While in the U. S., commercial factories weren’t welcoming to fine artists, that wasn’t the case in Czechoslovakia. There the husband-and-wife team of Stanislav Libenský and Jaroslava Brychtovà were able to use the factory facilities to create monumental cast glass sculptures such as The Queen, which seems to glow from within.
Around 1999, the Wolfs began to expand beyond glass when they saw some extraordinary wood pieces in a private collection in New York. David Wolf was inspired to learn woodturning, a form of woodworking using a lathe. To mark a significant birthday, Nancy invited one of the leading lights in the field, David Ellsworth, to their home and her husband’s studio. Ellsworth is represented in the collection by Pot, an exquisite, just slightly egg-shaped white oak vessel. Despite its name, its small opening makes its functionality questionable. What isn’t in question is its aesthetic impact, which is akin to that of a Brancusi head.

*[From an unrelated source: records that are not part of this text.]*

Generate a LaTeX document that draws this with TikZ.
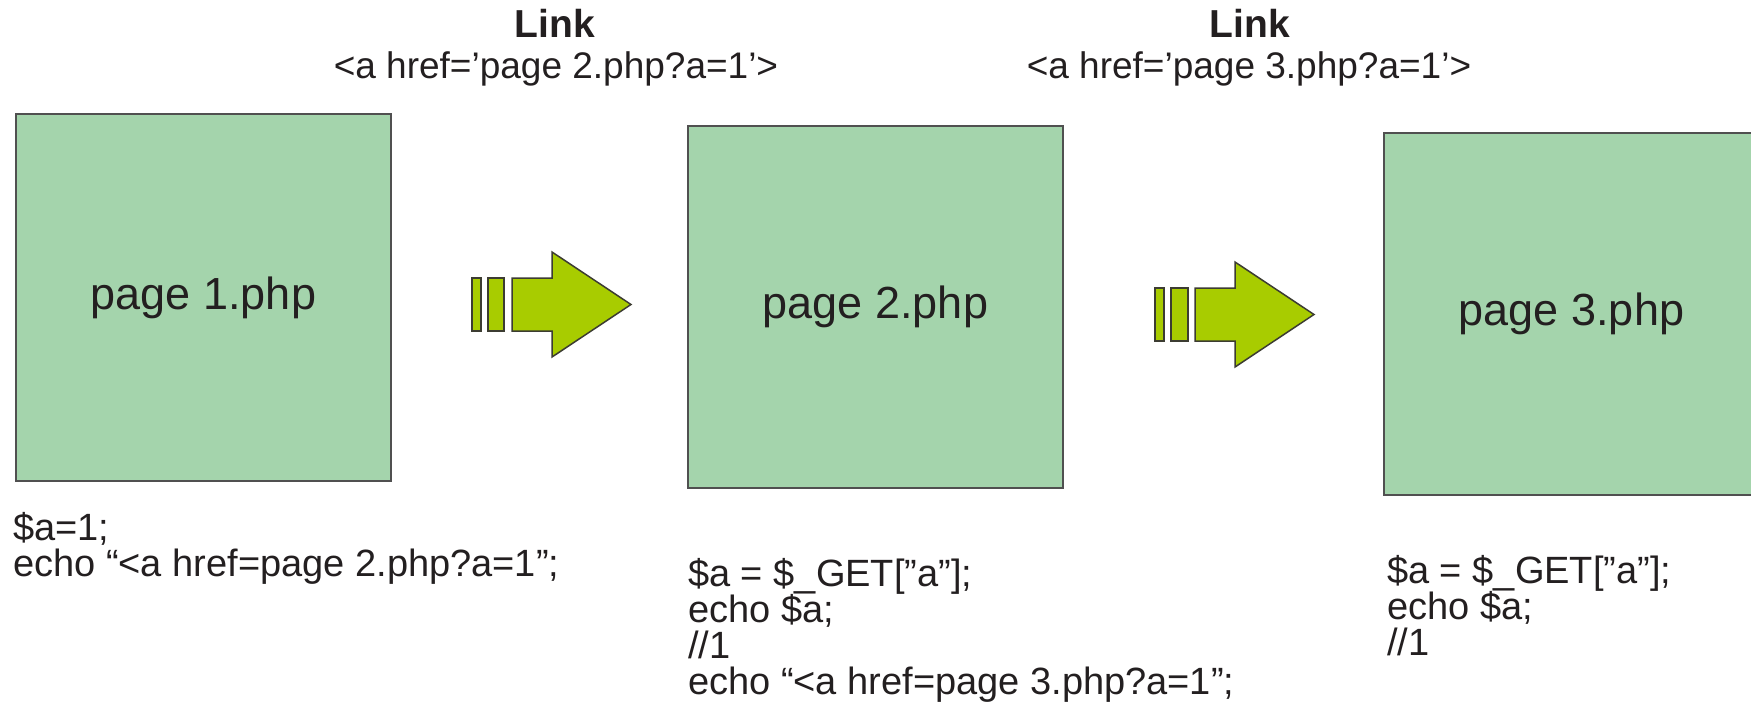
\documentclass[tikz,border=0pt]{standalone}
\usepackage{fontspec}
\setmainfont{Liberation Sans}
\definecolor{boxfill}{HTML}{A4D4AC}
\definecolor{boxline}{HTML}{505050}
\definecolor{arrfill}{HTML}{A8CC00}
\definecolor{arrline}{HTML}{3C3C32}
\definecolor{txt}{HTML}{231F20}
\begin{document}
\begin{tikzpicture}[x=1pt,y=-1pt,
  pagebox/.style={draw=boxline, fill=boxfill, line width=2pt, minimum width=375pt,
    minimum height=365pt, inner sep=0pt, anchor=north west,
    font=\fontsize{45}{54}\selectfont, text=txt},
  code/.style={anchor=base west, inner sep=0pt, font=\fontsize{38}{44}\selectfont, text=txt},
  linkt/.style={anchor=base, inner sep=0pt, font=\fontsize{37}{44}\selectfont, text=txt},
  linkh/.style={anchor=base, inner sep=0pt, font=\fontsize{39}{44}\selectfont\bfseries, text=txt},
  blockarrow/.style={draw=arrline, fill=arrfill, line width=1.5pt, line join=miter}]
\useasboundingbox (0,0) rectangle (1751,704);

% pages
\node[pagebox, minimum height=367pt] (p1) at (15,113) {page 1.php};
\node[pagebox, minimum height=362pt] (p2) at (687,125) {page 2.php};
\node[pagebox, minimum height=362pt] (p3) at (1383,132) {page 3.php};

% link labels
\node[linkh] (l1a) at (555,37) {Link};
\node[linkt] (l1b) at (556,78) {<a href=’page 2.php?a=1’>};
\node[linkh] (l2a) at (1250,37) {Link};
\node[linkt] (l2b) at (1249,78) {<a href=’page 3.php?a=1’>};

% block arrows
\draw[blockarrow] (472,278) rectangle (481,331);
\draw[blockarrow] (488,278) rectangle (504,331);
\draw[blockarrow] (512,278) -- (552,278) -- (552,252) -- (631,304.5) -- (552,357)
  -- (552,331) -- (512,331) -- cycle;
\draw[blockarrow] (1155,288) rectangle (1164,341);
\draw[blockarrow] (1171,288) rectangle (1188,341);
\draw[blockarrow] (1195,288) -- (1235,288) -- (1235,262) -- (1314,314.5) -- (1235,367)
  -- (1235,341) -- (1195,341) -- cycle;

% code under page 1
\node[code] (c1a) at (13,540) {\$a=1;};
\node[code] (c1b) at (13,576) {echo “<a href=page 2.php?a=1”;};

% code under page 2
\node[code] (c2a) at (688,586) {\$a = \$\_GET[”a”];};
\node[code] (c2b) at (688,622) {echo \$a;};
\node[code] (c2c) at (688,658) {//1};
\node[code] (c2d) at (688,694) {echo “<a href=page 3.php?a=1”;};

% code under page 3
\node[code] (c3a) at (1387,583) {\$a = \$\_GET[”a”];};
\node[code] (c3b) at (1387,619) {echo \$a;};
\node[code] (c3c) at (1387,655) {//1};
\end{tikzpicture}
\end{document}
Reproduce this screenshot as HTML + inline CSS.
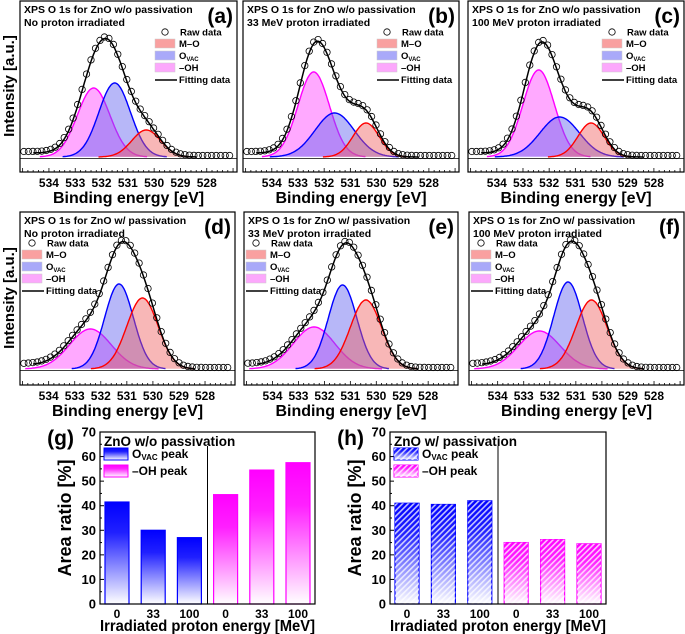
<!DOCTYPE html>
<html><head><meta charset="utf-8">
<style>
html,body{margin:0;padding:0;background:#fff;}
svg{display:block;font-family:"Liberation Sans",Arial,sans-serif;font-weight:bold;}
</style></head>
<body>
<svg id="fig" width="685" height="634" viewBox="0 0 685 634">
<defs>
<linearGradient id="gBlue" x1="0" y1="0" x2="0" y2="1"><stop offset="0" stop-color="#0000ff"/><stop offset="0.3" stop-color="#2020ff"/><stop offset="1" stop-color="#ffffff"/></linearGradient>
<linearGradient id="gMag" x1="0" y1="0" x2="0" y2="1"><stop offset="0" stop-color="#ff00ff"/><stop offset="0.3" stop-color="#ff20ff"/><stop offset="1" stop-color="#ffffff"/></linearGradient>
<pattern id="hatch" width="4" height="4" patternUnits="userSpaceOnUse" patternTransform="rotate(45)"><rect width="1.6" height="4" fill="#fff" opacity="0.75"/></pattern>
</defs>
</svg>
<script>
// ---- spectra data (component centers [eV], heights [a.u.], widths sigma [eV]) ----
const panelLabels=["(a)","(b)","(c)","(d)","(e)","(f)"];
const titles1=["XPS O 1s for ZnO w/o passivation","XPS O 1s for ZnO w/o passivation","XPS O 1s for ZnO w/o passivation","XPS O 1s for ZnO w/ passivation","XPS O 1s for ZnO w/ passivation","XPS O 1s for ZnO w/ passivation"];
const titles2=["No proton irradiated","33 MeV proton irradiated","100 MeV proton irradiated","No proton irradiated","33 MeV proton irradiated","100 MeV proton irradiated"];
const moCenter=[530.3,530.4,530.4,530.4,530.4,530.4];
const moHeight=[27,34,34,71,69,69];
const moSigma=[0.55,0.5,0.5,0.6,0.6,0.6];
const ovCenter=[531.5,531.6,531.6,531.3,531.3,531.3];
const ovHeight=[74,44,40,85,84,87];
const ovSigma=[0.6,0.75,0.75,0.55,0.55,0.55];
const ohCenter=[532.3,532.4,532.4,532.4,532.4,532.4];
const ohHeight=[69,85,87,40,42,38];
const ohSigma=[0.62,0.6,0.6,0.8,0.8,0.8];
const xTicks=[534,533,532,531,530,529,528];

// ---- bar data ----
const barCats=["0","33","100","0","33","100"];
const gOvac=[41.5,30,27];
const gOh=[44.5,54.5,57.5];
const hOvac=[41,40.5,42];
const hOh=[25,26.2,24.5];
const yTicks=[0,10,20,30,40,50,60,70];

const NS="http://www.w3.org/2000/svg";
const svg=document.getElementById('fig');
function mk(tag,attrs,parent,text){const e=document.createElementNS(NS,tag);for(const k in attrs)e.setAttribute(k,attrs[k]);if(text!==undefined)e.textContent=text;(parent||svg).appendChild(e);return e;}

const frames=[
 {x0:20,x1:237,top:1,base:157,bot:172},{x0:243,x1:459,top:1,base:157,bot:172},{x0:468,x1:684,top:1,base:157,bot:172},
 {x0:20,x1:235,top:212,base:369,bot:385},{x0:244,x1:458,top:212,base:369,bot:385},{x0:469,x1:684,top:212,base:369,bot:385}];
const E0=535.1,E1=526.85;
function gauss(E,c,h,s){return h*Math.exp(-0.5*((E-c)/s)**2);}

frames.forEach((f,i)=>{
 const g=mk('g',{});  
 const sx=E=>f.x0+(E0-E)/(E0-E1)*(f.x1-f.x0);
 const sy=v=>f.base-v;
 const comps=[
  {c:moCenter[i],h:moHeight[i],s:moSigma[i],fill:'#f06060',stroke:'#ff0000',name:'m-o-peak'},
  {c:ovCenter[i],h:ovHeight[i],s:ovSigma[i],fill:'#6060f0',stroke:'#0000ff',name:'ovac-peak'},
  {c:ohCenter[i],h:ohHeight[i],s:ohSigma[i],fill:'#ff40ff',stroke:'#ff00ff',name:'oh-peak'}];
 comps.slice().reverse().forEach(cp=>{
  let d='';
  const a=Math.min(cp.c+3.3*cp.s,534.9), b=Math.max(cp.c-3.3*cp.s,527.2);
  for(let E=a;E>=b;E-=0.04){const X=sx(E),Y=sy(gauss(E,cp.c,cp.h,cp.s));d+=(d?'L':'M')+X.toFixed(1)+','+Y.toFixed(1);}
  const p=mk('path',{d:d+'Z',fill:cp.fill,'fill-opacity':0.45,stroke:'none'},g);
   
  const l=mk('path',{d:d,fill:'none',stroke:cp.stroke,'stroke-width':1.4},g);
   
 });
 const sum=E=>comps.reduce((a,cp)=>a+gauss(E,cp.c,cp.h,cp.s),0);
 const bg=E=>4/(1+Math.exp(-(E-531.5)*2));
 let d='';
 for(let E=534.6;E>=528.4;E-=0.05){d+=(d?'L':'M')+sx(E).toFixed(1)+','+sy(sum(E)+bg(E)).toFixed(1);}
 const fl=mk('path',{d:d,fill:'none',stroke:'#000','stroke-width':1.5},g);
  
 for(let E=534.95;E>=527.0;E-=0.17){
  const c=mk('circle',{cx:sx(E).toFixed(1),cy:sy(sum(E)+bg(E)+1.5).toFixed(1),r:3.2,fill:'none',stroke:'#000','stroke-width':0.8},g);
   
 }
 const fr=mk('rect',{x:f.x0,y:f.top,width:f.x1-f.x0,height:f.bot-f.top,fill:'none',stroke:'#000','stroke-width':1.2},g);
  
 mk('line',{x1:f.x0,x2:f.x1,y1:f.base+1.5,y2:f.base+1.5,stroke:'#000','stroke-width':0.8},g);
 for(let k=5350;k>=5269;k-=2){const E=k/10;const maj=(k%10===0);
  mk('line',{x1:sx(E),x2:sx(E),y1:f.bot,y2:f.bot-(maj?4:2),stroke:'#000','stroke-width':0.8},g);}
 xTicks.forEach(t=>{const tl=mk('text',{x:sx(t),y:f.bot+15,'text-anchor':'middle','font-size':12},g,String(t));
   });
 const xt=mk('text',{x:(f.x0+f.x1)/2,y:f.bot+31,'text-anchor':'middle','font-size':16},g,'Binding energy [eV]');
  
 const t1=mk('text',{x:f.x0+4,y:f.top+12,'font-size':10.5},g,titles1[i]);
  
 const t2=mk('text',{x:f.x0+4,y:f.top+25,'font-size':10.5},g,titles2[i]);
  
 const pl=mk('text',{x:f.x1-4,y:f.top+22,'text-anchor':'end','font-size':21},g,panelLabels[i]);
  
 const row2=i>=3;
 const lx=row2?f.x0+2:f.x1-82, ly=f.top+31;
 const lg=mk('g',{},g);  
 mk('circle',{cx:lx+10,cy:ly,r:3.2,fill:'none',stroke:'#000','stroke-width':0.8},lg);
 mk('text',{x:lx+25,y:ly+3.5,'font-size':9.5},lg,'Raw data');
 const items=[['#f9a0a0','M–O'],['#a9a9f9','O'],['#fca8fc','–OH']];
 items.forEach((it,k)=>{const yy=ly+7+k*12;
  mk('rect',{x:lx,y:yy,width:20,height:9,fill:it[0],stroke:'#ccc','stroke-width':0.5},lg);
  const t=mk('text',{x:lx+24,y:yy+8,'font-size':9.5},lg,it[1]);
  if(k===1){mk('tspan',{'font-size':6,dy:2},t,'VAC');}
 });
 mk('line',{x1:lx,x2:lx+22,y1:ly+48,y2:ly+48,stroke:'#000','stroke-width':1.4},lg);
 mk('text',{x:lx+24,y:ly+51,'font-size':9.5},lg,'Fitting data');
});
[[86],[298]].forEach((c,k)=>{const t=mk('text',{x:0,y:0,'text-anchor':'middle','font-size':15,transform:`translate(14,${c[0]}) rotate(-90)`},svg,'Intensity [a.u.]');
  });

// ---- bar charts ----
function barChart(o){
 const g=mk('g',{});  
 const top=432,bot=604,x0=o.x0,x1=o.x1;
 const sy=v=>bot-v/70*(bot-top);
 const sx=k=>x0+17+k*(x1-x0-34)/5;
 const vals=o.ov.concat(o.oh);
 vals.forEach((v,k)=>{
  const bw=24;const isOv=k<3;
  const r=mk('rect',{x:sx(k)-bw/2,y:sy(v),width:bw,height:bot-sy(v),fill:isOv?'url(#gBlue)':'url(#gMag)',stroke:isOv?'#0000ff':'#ff00ff','stroke-width':1.2},g);
   
  if(o.hatch){mk('rect',{x:sx(k)-bw/2,y:sy(v),width:bw,height:bot-sy(v),fill:'url(#hatch)'},g);}
  const tl=mk('text',{x:sx(k),y:bot+14,'text-anchor':'middle','font-size':12},g,barCats[k]);
   
 });
 const fr=mk('rect',{x:x0,y:top,width:x1-x0,height:bot-top,fill:'none',stroke:'#000','stroke-width':1.2},g);
  
 const dx=(sx(2)+sx(3))/2;
 mk('line',{x1:dx,x2:dx,y1:top+14,y2:bot,stroke:'#000','stroke-width':1},g);
 yTicks.forEach(t=>{mk('line',{x1:x0,x2:x0+4,y1:sy(t),y2:sy(t),stroke:'#000'},g);
  if(t<70)mk('line',{x1:x0,x2:x0+2,y1:sy(t+5),y2:sy(t+5),stroke:'#000'},g);
  const tl=mk('text',{x:x0-4,y:sy(t)+4.5,'text-anchor':'end','font-size':13},g,String(t));
   });
 const yt=mk('text',{x:0,y:0,'text-anchor':'middle','font-size':18,transform:`translate(${x0-29},${(top+bot)/2}) rotate(-90)`},g,'Area ratio [%]');
  
 const xt=mk('text',{x:x0,y:631,'font-size':16,textLength:x1-x0,lengthAdjust:'spacingAndGlyphs'},g,'Irradiated proton energy [MeV]');
  
 const pl=mk('text',{x:x0-26,y:top+13,'text-anchor':'end','font-size':21},g,o.label);
  
 const lt=mk('text',{x:x0+4,y:top+14,'font-size':13.5},g,o.title);
  
 [['url(#gBlue)','#0000ff','O','VAC',' peak'],['url(#gMag)','#ff00ff','–OH peak','','']].forEach((it,k)=>{
  const yy=top+16+k*17;
  const r=mk('rect',{x:x0+4,y:yy,width:24,height:12,fill:it[0],stroke:it[1],'stroke-width':1},g);
   
  if(o.hatch)mk('rect',{x:x0+4,y:yy,width:24,height:12,fill:'url(#hatch)'},g);
  const t=mk('text',{x:x0+32,y:yy+10,'font-size':12},g,it[2]);
   
  if(it[3]){mk('tspan',{'font-size':8,dy:2},t,it[3]);mk('tspan',{dy:-2},t,it[4]);}
 });
}
barChart({name:'bar-chart-g',x0:100,x1:315,ov:gOvac,oh:gOh,hatch:false,label:'(g)',title:'ZnO w/o passivation'});
barChart({name:'bar-chart-h',x0:390,x1:606,ov:hOvac,oh:hOh,hatch:true,label:'(h)',title:'ZnO w/ passivation'});
</script>
</body></html>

The vessel has inspired many artists working with craft materials. Starting in the 1950s, Peter Voulkos irrevocably transformed it when he slashed, tore, and gouged clay bowls and platters, violating the forms and destroying their potential for use. He’s sometimes called a West Coast abstract expressionist because of how energetically and freely he attacked the traditional form.
The only luminary missing in this particular selection is Dale Chihuly, a Littleton student who was instrumental in creating a market for art made in glass. In the Brock model, you can see his irregular, spun-open glass forms in the 1993 frieze, Cobalt, Cerulean, Purpura, and Oxblood Persian Installation designed for the Wolfs’ great room. But museum visitors are welcomed by his cobalt blue Rio Delle Torreselle Chandelier. Now hanging above the visitor’s desk in the redesigned lobby, it finally looks like it belongs there, dominating the space as it should. The Wolfs provided some of the funds to purchase it.
With these examples in mind, I suggest you check out the works by the younger artists who also rank among the best to see how far they’ve taken the various mediums. There isn’t a clunker in the lot. The Museum has provided labels that are truly informative, discussing the aesthetics and describing the techniques used.
I was familiar with most of the artists, but the Australian duo of Tanya Carr and Graham Carr is new to me. Their leather works are a far cry from the leather crafts of my summer camp days. Referencing Aboriginal sources, the monumental 1995/2012 Untitled vessel was created by wet-forming leather over a wooden armature, then dyeing and incising it. The piece doesn’t look like leather; instead it might be cast metal, carved stone, ceramic, wood, or bone as the label suggests. Their works are incredibly labor intensive; they produce only eight or 10 pieces a year. Both of those attributes are often evoked to praise a work made from craft materials, and I usually dismiss them as poor standards by which to judge a work. Here, while they are true, they are immaterial for approaching the intricately patterned, wide-lipped vessel. What they’ve achieved might be the fulfillment of the promise of the studio craft movement.